Colter's Hell is an area of fumaroles and hot springs on the Shoshone River near Cody in the U.S. state of Wyoming. The thermal area covers about 1 sqmi at the mouth of the Shoshone's canyon. Its thermal activity has declined since its description by mountain man John Colter, who parted from the Lewis and Clark Expedition prior to its conclusion, and passed through the region in the winter of 1807–1808. Colter's account of the features on what was then called the Stinkingwater River has subsequently been confused with the much more extensive and powerful geysers in Yellowstone National Park, which Colter may not have actually visited.

Other early descriptions of Colter's Hell date back to the trapper Joseph Meek in the year of 1830, as well as to Plenty Coups (Alaxchíia Ahú), a principal chief of the Crow people, who camped with his tribe at the thermal area in 1840. Meek had seen geyser basin in Yellowstone and described Colter's Hell in similar terms, implying that there were active geysers at his visit. Today, the area consists of hot springs and steam vents. Several extinct geyser or hot spring cones stand up to 30 ft high on the riverbank. Other hot springs were located near the confluence of the north and south forks of the Shoshone, now drowned under the reservoir created by Buffalo Bill Dam.
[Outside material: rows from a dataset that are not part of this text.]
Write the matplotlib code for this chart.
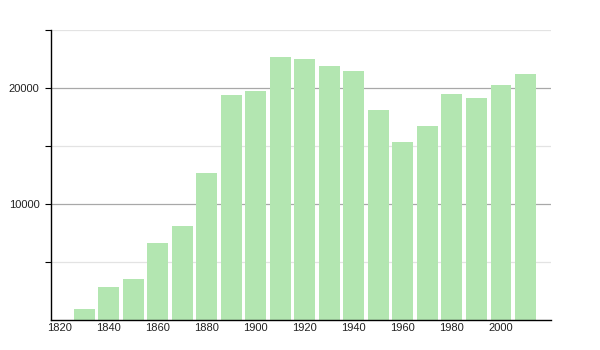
import matplotlib
matplotlib.use("Agg")
import matplotlib.pyplot as plt
from matplotlib.ticker import FixedLocator

# population by census year
years = [1830, 1840, 1850, 1860, 1870, 1880, 1890, 1900, 1910, 1920,
         1930, 1940, 1950, 1960, 1970, 1980, 1990, 2000, 2010]
values = [920, 2870, 3530, 6660, 8100, 12670, 19400, 19740, 22670, 22500,
          21900, 21470, 18100, 15350, 16720, 19480, 19140, 20260, 21210]
xticks = [1820, 1840, 1860, 1880, 1900, 1920, 1940, 1960, 1980, 2000]
yticks = [10000, 20000]

plt.rcParams['font.family'] = ['Liberation Sans', 'DejaVu Sans']

fig = plt.figure(figsize=(6, 3.5), dpi=100)
ax = fig.add_axes([0.0845, 0.0857, 0.8333, 0.8277])

ax.bar(years, values, width=8.5, color="#b3e6b1", zorder=2)

ax.set_xlim(1816.3, 2020.3)
ax.set_ylim(0, 25000)

# gridlines: darker on labelled values, lighter in between
ax.yaxis.set_major_locator(FixedLocator(yticks))
ax.yaxis.set_minor_locator(FixedLocator([5000, 15000, 25000]))
ax.grid(axis="y", which="major", color="#a8a8a8", linewidth=0.9, zorder=1)
ax.grid(axis="y", which="minor", color="#e3e3e3", linewidth=0.9, zorder=1)

ax.set_xticks(xticks)
ax.tick_params(axis="x", length=0, pad=2, labelsize=8, labelcolor="#222222")
ax.tick_params(axis="y", which="both", direction="out", length=4, width=0.8,
               pad=4, labelsize=8, labelcolor="#222222")

for side in ["top", "right"]:
    ax.spines[side].set_visible(False)
ax.spines["left"].set_linewidth(1.0)
ax.spines["bottom"].set_linewidth(1.0)

fig.savefig("out.png", dpi=100)
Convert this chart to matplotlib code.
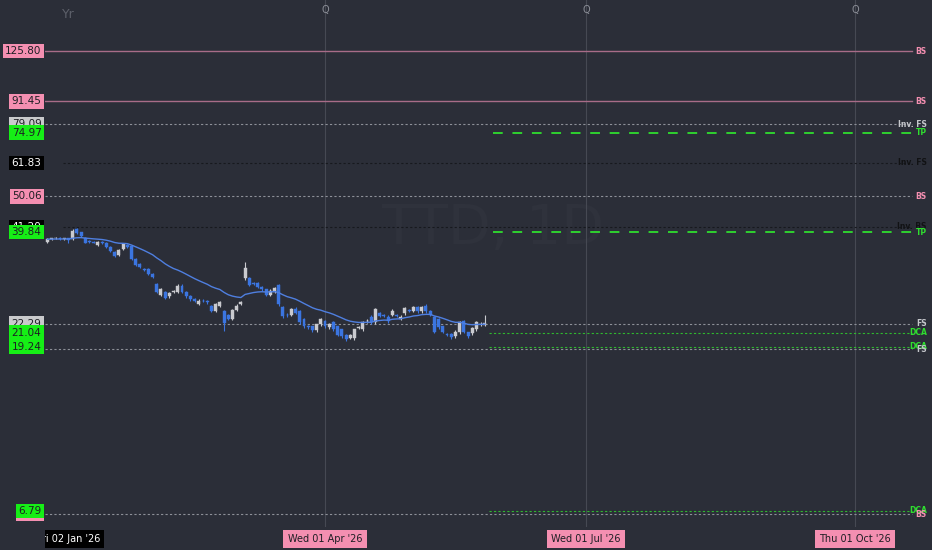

The notion that Colter's Hell referred to one of the geyser basins of Yellowstone first appeared in Hiram M. Chittenden's 1895 book Yellowstone National Park. However, Chittenden went on to describe a "tar spring" on the Stinkingwater as well under the same name. Chittenden's speculation contradicts the earliest published description of the site, in Washington Irving's account of Captain Benjamin L.E. Bonneville's journals, of Bonneville's scouts' visit to the location in 1833, the same year that another of Bonneville's survey parties discovered the geyser basins of Yellowstone along the Firehole River.

Colter's Hell is just to the north of US 14-16-20 on the west side of Cody. It was listed on the National Register of Historic Places in 1973.